Dr Michelle Weiner

More physicians are turning to naturopathic therapeutic options to treat their patients. Ninety two percent of seniors have at least one and 77% have at least two chronic diseases. Our bodies ability to maintain homeostasis as we age becomes more challenging especially when pharmaceuticals are added into the mix.  Through precise genetic mechanisms of cell fate determination, many different varieties of excitatory and inhibitory neurons are generated from different kinds of neural stem cells. The process of making new neurons, neurogenesis can improve learning and memory. As we age, the neural stem cells and their progenitors exhibit reduced proliferation and neuron production, which is thought to contribute to age-related cognitive impairment and reduced plasticity. In the early 1990s, it was discovered that our body produces endocannabinoids that activate our endocannabinoid regulatory systems which are similar in structure to phytocannabinoids from the Cannabis sativa, otherwise known as marijuana. These substances can induce neurogenesis.

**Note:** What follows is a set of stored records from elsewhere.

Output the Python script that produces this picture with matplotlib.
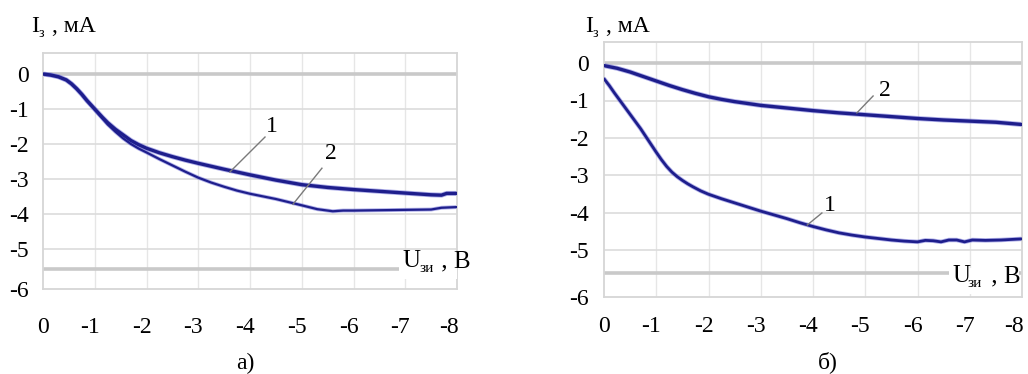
import matplotlib
matplotlib.use("Agg")
import matplotlib.pyplot as plt
from matplotlib.transforms import ScaledTranslation
from matplotlib.patches import Rectangle

# ---------------- data ----------------
x_ticks = [0, -1, -2, -3, -4, -5, -6, -7, -8]
x_tick_labels = ['0', '-1', '-2', '-3', '-4', '-5', '-6', '-7', '-8']
y_tick_labels = ['0', '-1', '-2', '-3', '-4', '-5', '-6']

# panel a)
a1_x = [0, -0.15, -0.3, -0.45, -0.55, -0.65, -0.75, -0.85, -0.95, -1.05, -1.15, -1.25,
        -1.4, -1.55, -1.7, -1.85, -2.0, -2.25, -2.5, -2.75, -3.0, -3.5, -4.0, -4.5,
        -5.0, -5.5, -6.0, -6.5, -7.0, -7.5, -7.7, -7.8, -8.0]
a1_y = [0, -0.03, -0.08, -0.17, -0.28, -0.42, -0.58, -0.76, -0.92, -1.08, -1.24, -1.39,
        -1.58, -1.74, -1.9, -2.02, -2.12, -2.25, -2.36, -2.46, -2.55, -2.72, -2.88, -3.03,
        -3.16, -3.24, -3.3, -3.35, -3.4, -3.45, -3.46, -3.41, -3.41]
a2_x = [0, -0.15, -0.3, -0.45, -0.55, -0.65, -0.75, -0.85, -0.95, -1.05, -1.15, -1.25,
        -1.4, -1.55, -1.7, -1.85, -2.0, -2.25, -2.5, -2.75, -3.0, -3.25, -3.5, -3.75,
        -4.0, -4.5, -5.0, -5.3, -5.6, -5.8, -6.0, -6.5, -7.0, -7.5, -7.7, -8.0]
a2_y = [0, -0.03, -0.08, -0.17, -0.28, -0.42, -0.58, -0.76, -0.93, -1.1, -1.27, -1.44,
        -1.65, -1.84, -2.0, -2.13, -2.24, -2.43, -2.61, -2.79, -2.96, -3.1, -3.22, -3.33,
        -3.42, -3.57, -3.75, -3.86, -3.92, -3.9, -3.9, -3.89, -3.88, -3.87, -3.82, -3.8]

# panel б)
b1_x = [0, -0.1, -0.2, -0.3, -0.4, -0.5, -0.6, -0.7, -0.8, -0.9, -1.0, -1.1, -1.2, -1.3,
        -1.4, -1.5, -1.6, -1.7, -1.85, -2.0, -2.25, -2.5, -2.75, -3.0, -3.25, -3.5,
        -3.75, -4.0, -4.25, -4.5, -4.75, -5.0, -5.25, -5.5, -5.75, -6.0, -6.15, -6.3,
        -6.45, -6.6, -6.75, -6.9, -7.05, -7.3, -7.6, -8.0]
b1_y = [-0.42, -0.6, -0.8, -0.99, -1.18, -1.37, -1.56, -1.75, -1.96, -2.17, -2.38, -2.58,
        -2.76, -2.91, -3.03, -3.13, -3.22, -3.3, -3.41, -3.5, -3.62, -3.73, -3.84, -3.95,
        -4.05, -4.15, -4.26, -4.36, -4.45, -4.53, -4.59, -4.64, -4.68, -4.72, -4.75,
        -4.77, -4.73, -4.74, -4.77, -4.72, -4.72, -4.77, -4.72, -4.73, -4.72, -4.69]
b2_x = [0, -0.25, -0.5, -0.75, -1.0, -1.25, -1.5, -1.75, -2.0, -2.25, -2.5, -2.75, -3.0,
        -3.5, -4.0, -4.5, -5.0, -5.5, -6.0, -6.5, -7.0, -7.5, -8.0]
b2_y = [-0.07, -0.14, -0.24, -0.36, -0.48, -0.6, -0.71, -0.81, -0.9, -0.97, -1.03, -1.08,
        -1.13, -1.2, -1.27, -1.33, -1.38, -1.43, -1.48, -1.52, -1.55, -1.58, -1.64]

# ---------------- styling ----------------
W, H = 1028, 374
SERIF = ['Liberation Serif', 'DejaVu Serif']
plt.rcParams['font.family'] = SERIF
LINE = '#1e1e8c'
HALO = '#6f6fd8'
GRID = '#dcdcdc'
VGRID = '#e6e6e6'
THICK = '#c9c9c9'
FS = 17

fig = plt.figure(figsize=(W / 100, H / 100), dpi=100)
fig.patch.set_facecolor('white')


def fx(px):
    return px / W


def fy(py):
    return 1 - py / H


def make_axes(left, right, top, bottom, ytop, ybot, thick_y, xpad, ypad):
    ax = fig.add_axes([fx(left), fy(bottom), fx(right - left), (bottom - top) / H])
    ax.set_xlim(0, -8)
    ax.set_ylim(ybot, ytop)
    ax.set_xticks(x_ticks)
    ax.set_xticklabels(x_tick_labels, fontsize=FS)
    ax.set_yticks([0, -1, -2, -3, -4, -5, ybot])
    ax.set_yticklabels(y_tick_labels, fontsize=FS)
    ax.tick_params(length=0, pad=0)
    ax.tick_params(axis='x', pad=xpad)
    ax.tick_params(axis='y', pad=ypad)
    # Excel-like placement: digit centred on the gridline, minus sign sticking out
    for i, t in enumerate(ax.get_xticklabels()):
        dx = 0 if i == 0 else (-8 if i == len(x_ticks) - 1 else -5)
        t.set_transform(t.get_transform() + ScaledTranslation(dx / 100, 0, fig.dpi_scale_trans))
    for s in ax.spines.values():
        s.set_color('#d6d6d6')
        s.set_linewidth(1.3)
    for xv in x_ticks[1:-1]:
        ax.axvline(xv, color=VGRID, lw=1.0, zorder=0)
    for yv in [-1, -2, -3, -4, -5]:
        ax.axhline(yv, color=GRID, lw=1.2, zorder=0)
    ax.axhline(0, color=THICK, lw=2.6, zorder=0)
    ax.axhline(thick_y, color=THICK, lw=2.6, zorder=0)
    return ax


def curve(ax, xs, ys, lw):
    ax.plot(xs, ys, color=HALO, lw=lw + 1.2, alpha=0.55, solid_capstyle='round',
            solid_joinstyle='round', zorder=2)
    ax.plot(xs, ys, color=LINE, lw=lw, solid_capstyle='round', solid_joinstyle='round',
            zorder=3)


def label(ax, txt, xt, yt, x0, y0, x1, y1):
    ax.plot([x0, x1], [y0, y1], color='#7a7a7a', lw=1.0, zorder=4)
    ax.text(xt, yt, txt, fontsize=FS, ha='center', va='center', zorder=5)


# panel a
axa = make_axes(43, 457, 53, 289, 0.6, -6.14, -5.57, 20, 10)
curve(axa, a2_x, a2_y, 1.6)
curve(axa, a1_x, a1_y, 2.4)
label(axa, '1', -4.43, -1.51, -4.29, -1.8, -3.61, -2.8)
label(axa, '2', -5.57, -2.26, -5.39, -2.69, -4.83, -3.72)

# panel b
axb = make_axes(604, 1022, 42, 297, 0.56, -6.24, -5.6, 14, 11)
curve(axb, b1_x, b1_y, 2.0)
curve(axb, b2_x, b2_y, 2.4)
label(axb, '2', -5.38, -0.72, -5.15, -0.88, -4.84, -1.33)
label(axb, '1', -4.33, -3.79, -4.17, -4.0, -3.89, -4.32)


def ylabel(x_i, x_sub, x_rest):
    fig.text(fx(x_i), fy(32), 'I', fontsize=FS, va='baseline', ha='left')
    fig.text(fx(x_sub), fy(37), 'з', fontsize=10, va='baseline', ha='left')
    fig.text(fx(x_rest), fy(32), ', мА', fontsize=FS, va='baseline', ha='left')


def xlabel(x_u, x_sub, x_rest, base, box_w):
    fig.patches.append(Rectangle((fx(x_u - 3), fy(base + 12)), box_w / W, 26 / H,
                                 transform=fig.transFigure, facecolor='white',
                                 edgecolor='none', zorder=2))
    fig.text(fx(x_u), fy(base), 'U', fontsize=FS + 1, va='baseline', ha='left', zorder=3)
    fig.text(fx(x_sub), fy(base + 5), 'зи', fontsize=11, va='baseline', ha='left', zorder=3)
    fig.text(fx(x_rest), fy(base), ' , В', fontsize=FS + 1, va='baseline', ha='left', zorder=3)


ylabel(31, 39, 52)
ylabel(585, 593, 606)
xlabel(402, 420, 435, 267, 58)
xlabel(952, 968, 985, 282, 70)

fig.text(fx(245), fy(363), 'а)', fontsize=FS, ha='center', va='center')
fig.text(fx(828), fy(362), 'б)', fontsize=FS, ha='center', va='center')

fig.savefig('out.png', dpi=100, facecolor='white')
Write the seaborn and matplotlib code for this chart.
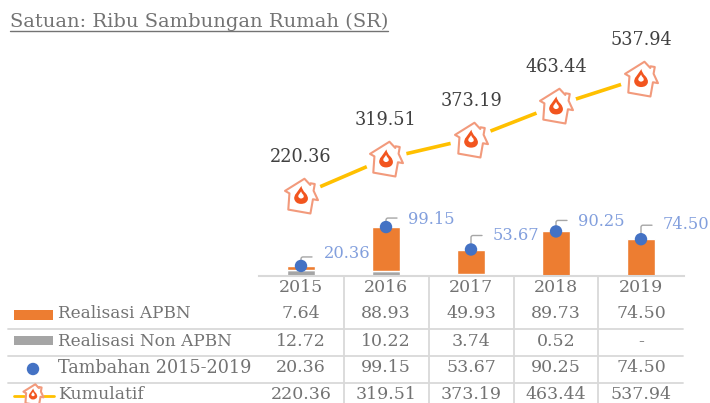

Cannabidiol, CBD is one of the cannabinoids in Cannabis with enormous medicinal benefits without the psychoactivity or “high”.  When CBD is taken, it enhances the endocannabinoid system and the body responds by making more CB receptors. CBD is a neuroprotectant, antioxidant and anti-inflammatory that decreases oxidative stress, nitric oxide synthase, lipid peroxidation, free radicals and mitochondrial dysfunction. Examples of neurodegenerative diseases such as Alzheimer’s, Parkinson’s, ALS, MS which may stem from an autoimmune response.

For example, someone with Alzheimer’s dementia or an athlete with a traumatic brain injury may medicate with CBD, a part of the cannabis plant to help focus, decrease anxiety, or normalize sleep patterns. CBD maintains calcium homeostasis and inhibits glutamate therefore decreasing excitotoxicity.    Preclinical animal studies published in the International Journal of Neuropsychopharmacology show CBD promotes brain growth in the hippocampus of mice.  The anxiolytic effect of CBD on chronically stressed mice depends on hippocampal neurogenesis and the involvement of the endocannabinoid system. Scripps Research Institute published, “Cannabis may also slow the progression of dementia.”

THC, the psychoactive component in cannabis should not be feared.  “Delusions, agitation, aggression, irritability, apathy, sleep and caregiver distress, were decreased when THC was added in an attempt to relieve symptoms of dementia in a recent 2016 Israeli study.  Studies conducted at University of Bonn and Hebrew University published in Nature Medicine show THC inhibits the enzyme responsible for aggregation of amyloid plaques, the hallmark of Alzheimer’s Dementia. THC rejuvenates cognitive function in older animal brains.

In the Journal of Neurology, Neurosurgery and Psychiatry in 2013, THC was found to be useful in the treatment of Parkinson’s Disease by assisting in the prevention of damage caused by free radicals. New research from the Center for BrainHealth at the University of Texas at Dallas reveals that levels of THC directly correlates to changes in how the brain utilizes oxygen.  Chronic cannabis users have higher cerebral blood flow and extract more oxygen from blood brain flow than nonusers. Blood flow in the putamen, an area in the brain associated with reward, learning and habit formation was greater in users as well.  Similarly, because cannabis can dilate blood vessels, the mechanism for which its used in glaucoma, it can also develop additional circulatory pathways and is currently being studies in stroke and heart attack patients.

Cannabis is a safe therapy for patients with neurodegenerative diseases, for those who want to enhance their endocannabinoid system (ECS) and promote wellness and anti-aging. This evolutionarily conserved signaling pathway called the ECS has neuroprotective and anti-inflammatory abilities. Given cannabis’ favorable safety profile, with increased research, it has the potential to lead to novel therapies to prevent disease or progression of symptoms by modulating the ECS.

Dr. Michelle Weiner, is an Interventional Pain Management Physician board certified in Physical Medicine and Rehabilitation. She completed her residency and fellowship training at the University of Miami. Her specialty is focused on prevention, treatment, reversal of health deterioration, increasing function and managing pain. Dr. Weiner focuses on diagnosing and treating spine and musculoskeletal pain as well as chronic migraines.